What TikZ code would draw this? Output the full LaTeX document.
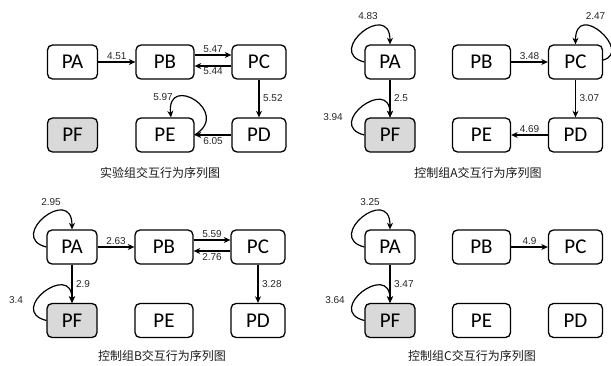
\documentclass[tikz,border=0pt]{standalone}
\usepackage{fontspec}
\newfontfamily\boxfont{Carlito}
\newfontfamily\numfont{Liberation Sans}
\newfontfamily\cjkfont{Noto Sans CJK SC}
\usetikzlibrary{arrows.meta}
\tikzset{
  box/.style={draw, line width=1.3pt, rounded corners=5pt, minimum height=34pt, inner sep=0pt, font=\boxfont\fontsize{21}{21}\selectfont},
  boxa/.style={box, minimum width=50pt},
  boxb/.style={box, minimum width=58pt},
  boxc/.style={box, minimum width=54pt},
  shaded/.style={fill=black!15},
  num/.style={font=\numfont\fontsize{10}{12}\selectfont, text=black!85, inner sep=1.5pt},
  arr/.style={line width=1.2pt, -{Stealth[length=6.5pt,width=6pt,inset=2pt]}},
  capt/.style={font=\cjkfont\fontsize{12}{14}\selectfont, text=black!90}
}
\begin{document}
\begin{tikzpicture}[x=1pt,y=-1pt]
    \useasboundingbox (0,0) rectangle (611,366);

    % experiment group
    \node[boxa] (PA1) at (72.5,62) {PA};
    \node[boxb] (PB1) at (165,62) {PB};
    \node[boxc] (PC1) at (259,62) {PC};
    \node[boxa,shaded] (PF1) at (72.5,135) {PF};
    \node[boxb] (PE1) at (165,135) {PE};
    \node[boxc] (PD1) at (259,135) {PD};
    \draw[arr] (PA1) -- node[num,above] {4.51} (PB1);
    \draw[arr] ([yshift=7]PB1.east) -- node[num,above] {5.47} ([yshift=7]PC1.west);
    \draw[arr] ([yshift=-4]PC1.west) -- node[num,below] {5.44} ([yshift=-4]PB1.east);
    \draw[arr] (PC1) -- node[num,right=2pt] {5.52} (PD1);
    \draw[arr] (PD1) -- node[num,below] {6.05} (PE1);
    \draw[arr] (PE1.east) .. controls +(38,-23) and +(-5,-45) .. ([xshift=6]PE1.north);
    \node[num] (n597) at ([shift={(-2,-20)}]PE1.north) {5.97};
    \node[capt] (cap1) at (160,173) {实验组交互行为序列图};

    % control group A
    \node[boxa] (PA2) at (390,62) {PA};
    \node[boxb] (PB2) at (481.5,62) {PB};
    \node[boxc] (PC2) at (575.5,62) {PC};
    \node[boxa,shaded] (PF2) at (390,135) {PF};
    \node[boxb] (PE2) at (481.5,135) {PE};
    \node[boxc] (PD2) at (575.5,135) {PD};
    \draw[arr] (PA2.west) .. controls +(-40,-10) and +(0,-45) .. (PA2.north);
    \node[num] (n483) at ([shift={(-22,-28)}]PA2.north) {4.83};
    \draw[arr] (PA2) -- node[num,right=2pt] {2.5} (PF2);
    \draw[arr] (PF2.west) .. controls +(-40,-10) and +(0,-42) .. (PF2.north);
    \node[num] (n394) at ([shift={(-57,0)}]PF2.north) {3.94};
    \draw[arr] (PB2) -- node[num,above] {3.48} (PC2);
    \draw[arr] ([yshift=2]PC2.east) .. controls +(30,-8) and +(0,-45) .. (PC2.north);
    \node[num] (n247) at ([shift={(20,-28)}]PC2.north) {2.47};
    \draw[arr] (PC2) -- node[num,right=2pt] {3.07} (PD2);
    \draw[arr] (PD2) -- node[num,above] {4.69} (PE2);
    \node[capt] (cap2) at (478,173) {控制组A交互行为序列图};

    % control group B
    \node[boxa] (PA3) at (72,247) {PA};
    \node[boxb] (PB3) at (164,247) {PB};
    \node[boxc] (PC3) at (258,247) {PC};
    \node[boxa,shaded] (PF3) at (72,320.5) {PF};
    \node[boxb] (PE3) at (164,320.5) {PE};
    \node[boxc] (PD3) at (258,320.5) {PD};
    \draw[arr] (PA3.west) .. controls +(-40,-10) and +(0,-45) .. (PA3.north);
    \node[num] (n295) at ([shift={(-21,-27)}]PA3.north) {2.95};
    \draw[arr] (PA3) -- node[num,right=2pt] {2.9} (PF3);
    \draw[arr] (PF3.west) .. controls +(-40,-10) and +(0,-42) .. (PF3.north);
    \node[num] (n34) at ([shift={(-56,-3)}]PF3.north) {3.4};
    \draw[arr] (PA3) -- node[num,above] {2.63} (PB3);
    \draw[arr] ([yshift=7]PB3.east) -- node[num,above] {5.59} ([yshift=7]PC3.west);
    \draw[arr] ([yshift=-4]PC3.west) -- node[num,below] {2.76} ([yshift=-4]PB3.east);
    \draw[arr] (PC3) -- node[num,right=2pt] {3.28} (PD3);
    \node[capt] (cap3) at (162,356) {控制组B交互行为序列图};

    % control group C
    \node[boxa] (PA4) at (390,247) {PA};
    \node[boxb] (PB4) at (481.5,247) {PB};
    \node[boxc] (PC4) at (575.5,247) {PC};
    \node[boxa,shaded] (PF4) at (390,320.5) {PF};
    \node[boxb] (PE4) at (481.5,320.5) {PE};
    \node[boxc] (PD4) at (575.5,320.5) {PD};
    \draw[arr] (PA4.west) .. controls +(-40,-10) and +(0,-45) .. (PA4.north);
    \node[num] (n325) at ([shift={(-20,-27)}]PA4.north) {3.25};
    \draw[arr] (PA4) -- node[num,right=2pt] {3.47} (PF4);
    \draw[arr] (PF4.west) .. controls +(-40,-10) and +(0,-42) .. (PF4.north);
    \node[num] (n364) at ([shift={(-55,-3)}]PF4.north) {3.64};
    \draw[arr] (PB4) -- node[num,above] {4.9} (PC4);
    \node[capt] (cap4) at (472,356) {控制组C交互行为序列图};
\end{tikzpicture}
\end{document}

-=-=-

== To do ==
Without the pictures, copy the material exactly as given.

== Task output ==
What TikZ code would draw this? Output the full LaTeX document.
\documentclass[tikz,border=0pt]{standalone}
\usepackage{fontspec}
\newfontfamily\boxfont{Carlito}
\newfontfamily\numfont{Liberation Sans}
\newfontfamily\cjkfont{Noto Sans CJK SC}
\usetikzlibrary{arrows.meta}
\tikzset{
  box/.style={draw, line width=1.3pt, rounded corners=5pt, minimum height=34pt, inner sep=0pt, font=\boxfont\fontsize{21}{21}\selectfont},
  boxa/.style={box, minimum width=50pt},
  boxb/.style={box, minimum width=58pt},
  boxc/.style={box, minimum width=54pt},
  shaded/.style={fill=black!15},
  num/.style={font=\numfont\fontsize{10}{12}\selectfont, text=black!85, inner sep=1.5pt},
  arr/.style={line width=1.2pt, -{Stealth[length=6.5pt,width=6pt,inset=2pt]}},
  capt/.style={font=\cjkfont\fontsize{12}{14}\selectfont, text=black!90}
}
\begin{document}
\begin{tikzpicture}[x=1pt,y=-1pt]
    \useasboundingbox (0,0) rectangle (611,366);

    % experiment group
    \node[boxa] (PA1) at (72.5,62) {PA};
    \node[boxb] (PB1) at (165,62) {PB};
    \node[boxc] (PC1) at (259,62) {PC};
    \node[boxa,shaded] (PF1) at (72.5,135) {PF};
    \node[boxb] (PE1) at (165,135) {PE};
    \node[boxc] (PD1) at (259,135) {PD};
    \draw[arr] (PA1) -- node[num,above] {4.51} (PB1);
    \draw[arr] ([yshift=7]PB1.east) -- node[num,above] {5.47} ([yshift=7]PC1.west);
    \draw[arr] ([yshift=-4]PC1.west) -- node[num,below] {5.44} ([yshift=-4]PB1.east);
    \draw[arr] (PC1) -- node[num,right=2pt] {5.52} (PD1);
    \draw[arr] (PD1) -- node[num,below] {6.05} (PE1);
    \draw[arr] (PE1.east) .. controls +(38,-23) and +(-5,-45) .. ([xshift=6]PE1.north);
    \node[num] (n597) at ([shift={(-2,-20)}]PE1.north) {5.97};
    \node[capt] (cap1) at (160,173) {实验组交互行为序列图};

    % control group A
    \node[boxa] (PA2) at (390,62) {PA};
    \node[boxb] (PB2) at (481.5,62) {PB};
    \node[boxc] (PC2) at (575.5,62) {PC};
    \node[boxa,shaded] (PF2) at (390,135) {PF};
    \node[boxb] (PE2) at (481.5,135) {PE};
    \node[boxc] (PD2) at (575.5,135) {PD};
    \draw[arr] (PA2.west) .. controls +(-40,-10) and +(0,-45) .. (PA2.north);
    \node[num] (n483) at ([shift={(-22,-28)}]PA2.north) {4.83};
    \draw[arr] (PA2) -- node[num,right=2pt] {2.5} (PF2);
    \draw[arr] (PF2.west) .. controls +(-40,-10) and +(0,-42) .. (PF2.north);
    \node[num] (n394) at ([shift={(-57,0)}]PF2.north) {3.94};
    \draw[arr] (PB2) -- node[num,above] {3.48} (PC2);
    \draw[arr] ([yshift=2]PC2.east) .. controls +(30,-8) and +(0,-45) .. (PC2.north);
    \node[num] (n247) at ([shift={(20,-28)}]PC2.north) {2.47};
    \draw[arr] (PC2) -- node[num,right=2pt] {3.07} (PD2);
    \draw[arr] (PD2) -- node[num,above] {4.69} (PE2);
    \node[capt] (cap2) at (478,173) {控制组A交互行为序列图};

    % control group B
    \node[boxa] (PA3) at (72,247) {PA};
    \node[boxb] (PB3) at (164,247) {PB};
    \node[boxc] (PC3) at (258,247) {PC};
    \node[boxa,shaded] (PF3) at (72,320.5) {PF};
    \node[boxb] (PE3) at (164,320.5) {PE};
    \node[boxc] (PD3) at (258,320.5) {PD};
    \draw[arr] (PA3.west) .. controls +(-40,-10) and +(0,-45) .. (PA3.north);
    \node[num] (n295) at ([shift={(-21,-27)}]PA3.north) {2.95};
    \draw[arr] (PA3) -- node[num,right=2pt] {2.9} (PF3);
    \draw[arr] (PF3.west) .. controls +(-40,-10) and +(0,-42) .. (PF3.north);
    \node[num] (n34) at ([shift={(-56,-3)}]PF3.north) {3.4};
    \draw[arr] (PA3) -- node[num,above] {2.63} (PB3);
    \draw[arr] ([yshift=7]PB3.east) -- node[num,above] {5.59} ([yshift=7]PC3.west);
    \draw[arr] ([yshift=-4]PC3.west) -- node[num,below] {2.76} ([yshift=-4]PB3.east);
    \draw[arr] (PC3) -- node[num,right=2pt] {3.28} (PD3);
    \node[capt] (cap3) at (162,356) {控制组B交互行为序列图};

    % control group C
    \node[boxa] (PA4) at (390,247) {PA};
    \node[boxb] (PB4) at (481.5,247) {PB};
    \node[boxc] (PC4) at (575.5,247) {PC};
    \node[boxa,shaded] (PF4) at (390,320.5) {PF};
    \node[boxb] (PE4) at (481.5,320.5) {PE};
    \node[boxc] (PD4) at (575.5,320.5) {PD};
    \draw[arr] (PA4.west) .. controls +(-40,-10) and +(0,-45) .. (PA4.north);
    \node[num] (n325) at ([shift={(-20,-27)}]PA4.north) {3.25};
    \draw[arr] (PA4) -- node[num,right=2pt] {3.47} (PF4);
    \draw[arr] (PF4.west) .. controls +(-40,-10) and +(0,-42) .. (PF4.north);
    \node[num] (n364) at ([shift={(-55,-3)}]PF4.north) {3.64};
    \draw[arr] (PB4) -- node[num,above] {4.9} (PC4);
    \node[capt] (cap4) at (472,356) {控制组C交互行为序列图};
\end{tikzpicture}
\end{document}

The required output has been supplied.